Solution - Build SH*T with Julia

16.2 Solution

One way to answer the question is to use the so called Bayes’s Theorem, as explained by Allen B. Downey here.

Note: Below, you will find a shortened explanation. To understand the topic more satisfactorily you will likely need to read the first two chapters of Think Bayes by Allen B. Downey.

First the theorem:

\[P(A|B) = \frac{P(A) * P(B|A)}{P(B)}\]

which can be also written as:

\[P(H|D) = \frac{P(H) * P(D|H)}{P(D)}\qquad{(9)}\]

where:

P(H|D) - probability of a hypothesis given the obtained data (aka posterior),
P(H) - probability of a given hypothesis upfront (aka prior),
P(D|H) - probability of obtaining such data given the discussed hypothesis is true (aka likelihood),
P(D) - the total probability of the data under all the considered hypotheses.

Regarding the priors or P(H), initially it is equally likely for the car to be behind any of the three doors.

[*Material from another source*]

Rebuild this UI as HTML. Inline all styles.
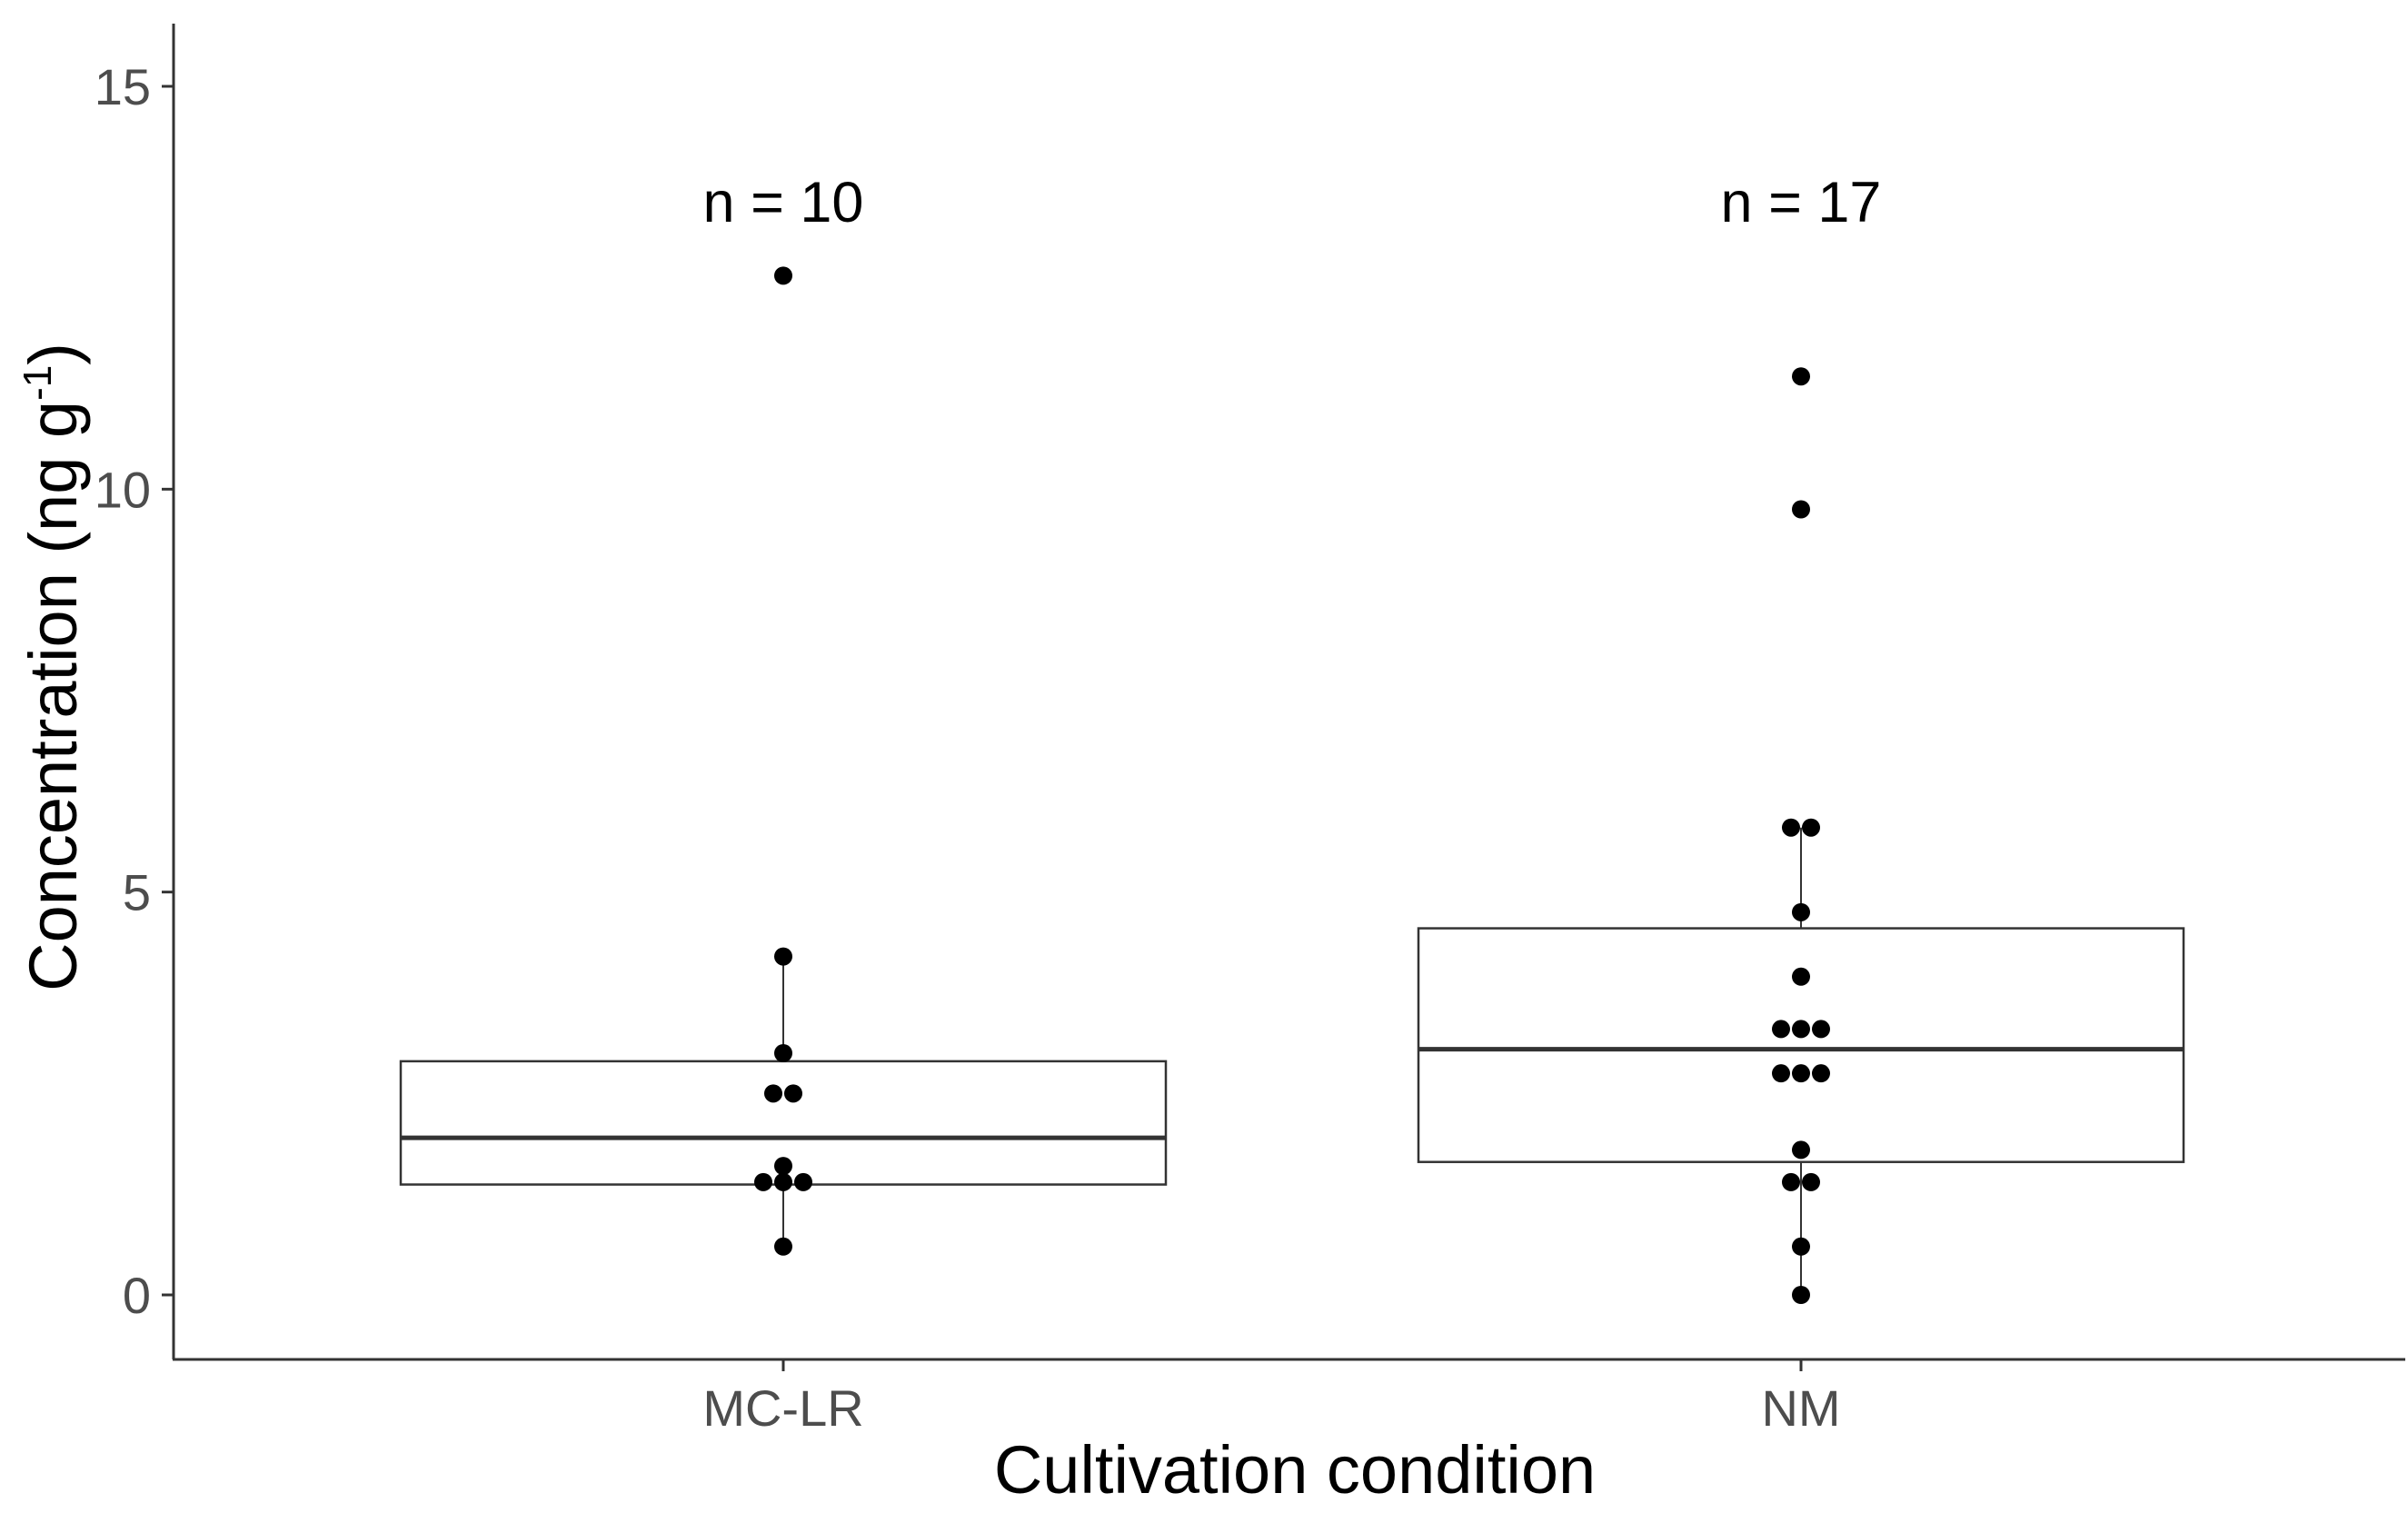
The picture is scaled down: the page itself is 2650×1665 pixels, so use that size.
<!DOCTYPE html>
<html><head><meta charset="utf-8"><style>
html,body{margin:0;padding:0;background:#fff}
svg{display:block}
text{font-family:"Liberation Sans",sans-serif}
</style></head><body>
<svg id="chart" width="2650" height="1665" viewBox="0 0 2650 1665" xmlns="http://www.w3.org/2000/svg">
<g id="plot"></g>
</svg>
<script>
const categories = ["MC-LR", "NM"];
const counts = ["n = 10", "n = 17"];
const q1 = [1.37, 1.65];
const medians = [1.95, 3.05];
const q3 = [2.9, 4.55];
const whiskerLow = [0.6, 0.0];
const whiskerHigh = [4.2, 5.8];
const pointsMC = [12.65, 4.2, 3.0, 2.5, 2.5, 1.6, 1.4, 1.4, 1.4, 0.6];
const pointsNM = [11.4, 9.75, 5.8, 5.8, 4.75, 3.95, 3.3, 3.3, 3.3, 2.75, 2.75, 2.75, 1.8, 1.4, 1.4, 0.6, 0.0];
const yTicks = [0, 5, 10, 15];

const NS = "http://www.w3.org/2000/svg";
const g = document.getElementById("plot");
function y(v){ return 1425 - v * (1330/15); }
const xCenters = [862, 1982];
function x(i){ return xCenters[i]; }
const halfBox = 421;
function el(tag, attrs, text){
  const e = document.createElementNS(NS, tag);
  for (const k in attrs) e.setAttribute(k, attrs[k]);
  if (text !== undefined) e.textContent = text;
  g.appendChild(e);
  return e;
}
let a = el("line",{x1:191,y1:26,x2:191,y2:1496,stroke:"#333","stroke-width":3});


a = el("line",{x1:190,y1:1496,x2:2647,y2:1496,stroke:"#333","stroke-width":3});


yTicks.forEach(t=>{
  const tk = el("line",{x1:178,y1:y(t),x2:191,y2:y(t),stroke:"#333","stroke-width":3});
  
  
  const lb = el("text",{x:166,y:y(t)+20,"text-anchor":"end","font-size":56,fill:"#4d4d4d"}, String(t));
  
  
});
categories.forEach((c,i)=>{
  const tk = el("line",{x1:x(i),y1:1496,x2:x(i),y2:1509,stroke:"#333","stroke-width":3});
  
  
  const lb = el("text",{x:x(i),y:1569,"text-anchor":"middle","font-size":56,fill:"#4d4d4d"}, c);
  
  
  const w1 = el("line",{x1:x(i),y1:y(q3[i]),x2:x(i),y2:y(whiskerHigh[i]),stroke:"#333","stroke-width":2});
  
  
  const w2 = el("line",{x1:x(i),y1:y(q1[i]),x2:x(i),y2:y(whiskerLow[i]),stroke:"#333","stroke-width":2});
  
  
  const box = el("rect",{x:x(i)-halfBox,y:y(q3[i]),width:2*halfBox,height:y(q1[i])-y(q3[i]),fill:"none",stroke:"#333","stroke-width":2.5});
  
  
  const med = el("line",{x1:x(i)-halfBox,y1:y(medians[i]),x2:x(i)+halfBox,y2:y(medians[i]),stroke:"#333","stroke-width":5});
  
  
  const n = el("text",{x:x(i),y:244,"text-anchor":"middle","font-size":63,fill:"#000"}, counts[i]);
  
  
});
function drawDots(arr, i){
  const groups = {};
  arr.forEach(v=>{ const k=v.toFixed(2); groups[k]=(groups[k]||0)+1; });
  Object.keys(groups).forEach(k=>{
    const n = groups[k];
    for(let j=0;j<n;j++){
      const cx = x(i) + (j-(n-1)/2)*22;
      const d = el("circle",{cx:cx,cy:y(parseFloat(k)),r:10,fill:"#000"});
      
      
    }
  });
}
drawDots(pointsMC,0);
drawDots(pointsNM,1);
let t = el("text",{x:1425,y:1643,"text-anchor":"middle","font-size":74,fill:"#000"},"Cultivation condition");


t = el("text",{x:0,y:0,"text-anchor":"middle","font-size":74,fill:"#000",transform:"translate(84,734) rotate(-90)"});


t.innerHTML = 'Concentration (ng g<tspan dy="-28" font-size="44">-1</tspan><tspan dy="28">)</tspan>';
</script>
</body></html>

Therefore, the probability that the car is behind Door X is: 1 out of 3, so 1/3. This can be represented as:

import DataFrames as Dfs

df = Dfs.DataFrame(Dict("Door" => 1:3))
df.prior = repeat([1//3], 3) # 1//3 is Rational (a fraction)
df

Table 1: The doors. Priors.
Door	prior
1	1//3
2	1//3
3	1//3

Let’s move to likelihood or P(D|H). If the car was behind Door 1, then the host may open either Door 2 or Door 3. Hence, the probability of him opening Door 3 (as he did in the problem description) is 1 out of 2, so 1/2 or 0.5. If the car was behind Door 2, then the host had no other option but to open Door 3 (since Door 1 is the trader’s choice and he doesn’t want to reveal the car behind Door 2). Therefore, in this case the probability is equal to 1 (certain event). If the car were behind Door 3, then there is no way the host would have opened it (since it would have revealed the car and spoiled the game). So, in this case the probability is 0.

Let’s add this information to the table.

df.likelihood = [1//2, 1, 0]
df

Table 2: The doors. Likelihoods.
Door	prior	likelihood
1	1//3	1//2
2	1//3	1
3	1//3	0//1

Now we perform a so called Bayesian update, e.g. per the formula in Equation 9: first we multiply \(P(H)\) (prior) by \(P(D|H)\) (likelihood) then we divide it by \(P(D)\) (sum of all probabilities) like so:

function bayesUpdate!(df::Dfs.DataFrame)::Nothing
    unnorm = df.prior .* df.likelihood
    df.posterior = unnorm ./ sum(unnorm)
    return nothing
end

bayesUpdate!(df)
df # to see Rationals as floats: convert.(Flt, df.posterior)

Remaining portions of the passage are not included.